>> Start

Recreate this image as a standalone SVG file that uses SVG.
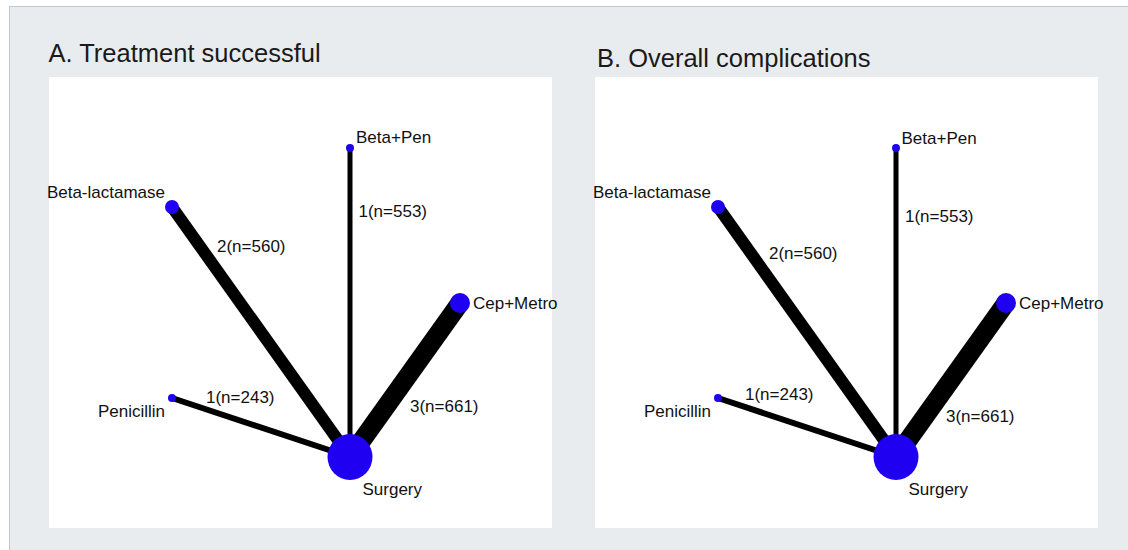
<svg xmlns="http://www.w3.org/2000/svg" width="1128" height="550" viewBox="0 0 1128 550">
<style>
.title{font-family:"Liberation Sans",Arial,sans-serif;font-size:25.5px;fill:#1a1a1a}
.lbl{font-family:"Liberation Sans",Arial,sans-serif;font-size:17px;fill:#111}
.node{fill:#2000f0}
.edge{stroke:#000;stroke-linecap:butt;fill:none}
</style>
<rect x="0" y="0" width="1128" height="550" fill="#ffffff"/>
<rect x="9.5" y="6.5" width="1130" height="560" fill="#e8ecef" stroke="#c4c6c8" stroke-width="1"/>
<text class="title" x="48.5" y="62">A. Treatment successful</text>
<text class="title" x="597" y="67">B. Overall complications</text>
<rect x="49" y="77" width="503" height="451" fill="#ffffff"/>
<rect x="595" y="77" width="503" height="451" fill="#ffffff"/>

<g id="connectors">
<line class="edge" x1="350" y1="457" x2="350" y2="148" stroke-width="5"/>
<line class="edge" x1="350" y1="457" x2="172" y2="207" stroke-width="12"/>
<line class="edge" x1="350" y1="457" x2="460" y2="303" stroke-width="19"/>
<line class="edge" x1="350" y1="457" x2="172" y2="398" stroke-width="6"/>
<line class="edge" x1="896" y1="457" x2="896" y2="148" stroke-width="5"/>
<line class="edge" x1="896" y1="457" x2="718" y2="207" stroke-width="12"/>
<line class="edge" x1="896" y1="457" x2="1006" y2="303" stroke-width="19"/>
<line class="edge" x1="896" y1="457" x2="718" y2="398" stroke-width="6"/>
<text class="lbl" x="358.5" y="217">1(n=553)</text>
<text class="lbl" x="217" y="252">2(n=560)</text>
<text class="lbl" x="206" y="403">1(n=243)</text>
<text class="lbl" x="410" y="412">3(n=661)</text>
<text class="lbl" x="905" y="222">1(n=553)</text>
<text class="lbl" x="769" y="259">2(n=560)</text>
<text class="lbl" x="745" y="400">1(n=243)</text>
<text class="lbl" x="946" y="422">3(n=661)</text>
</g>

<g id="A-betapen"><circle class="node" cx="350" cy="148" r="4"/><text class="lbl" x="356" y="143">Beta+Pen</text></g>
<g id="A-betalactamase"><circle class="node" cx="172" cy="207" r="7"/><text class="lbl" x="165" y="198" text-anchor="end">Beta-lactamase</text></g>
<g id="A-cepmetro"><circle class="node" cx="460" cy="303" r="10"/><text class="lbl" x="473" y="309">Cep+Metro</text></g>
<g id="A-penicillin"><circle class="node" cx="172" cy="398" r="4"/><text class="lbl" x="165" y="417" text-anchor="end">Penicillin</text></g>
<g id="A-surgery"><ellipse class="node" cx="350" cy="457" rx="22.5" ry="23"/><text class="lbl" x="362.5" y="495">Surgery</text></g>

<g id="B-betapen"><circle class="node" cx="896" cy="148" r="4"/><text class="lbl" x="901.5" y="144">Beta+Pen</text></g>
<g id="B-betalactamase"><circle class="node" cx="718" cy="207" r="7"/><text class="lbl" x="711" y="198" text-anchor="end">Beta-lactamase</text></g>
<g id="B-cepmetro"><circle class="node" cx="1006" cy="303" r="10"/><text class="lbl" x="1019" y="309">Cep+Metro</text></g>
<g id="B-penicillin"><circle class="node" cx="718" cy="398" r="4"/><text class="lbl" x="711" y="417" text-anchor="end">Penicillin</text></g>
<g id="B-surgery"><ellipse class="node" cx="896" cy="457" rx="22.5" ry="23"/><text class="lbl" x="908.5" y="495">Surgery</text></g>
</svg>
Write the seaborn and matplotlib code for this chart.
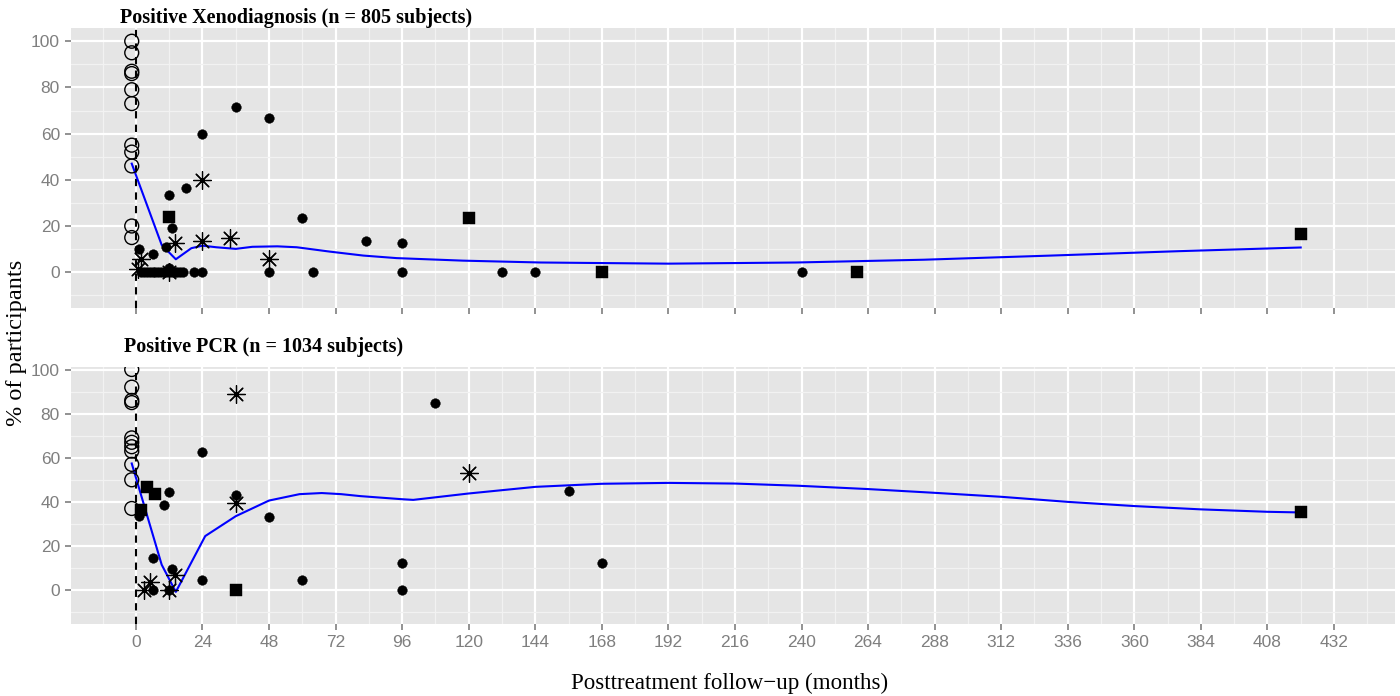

>> End

Search the lines above for the string "this" and copy each line that has it.

* THE REPLY:
Recreate this image as a standalone SVG file that uses SVG.
Write the seaborn and matplotlib code for this chart.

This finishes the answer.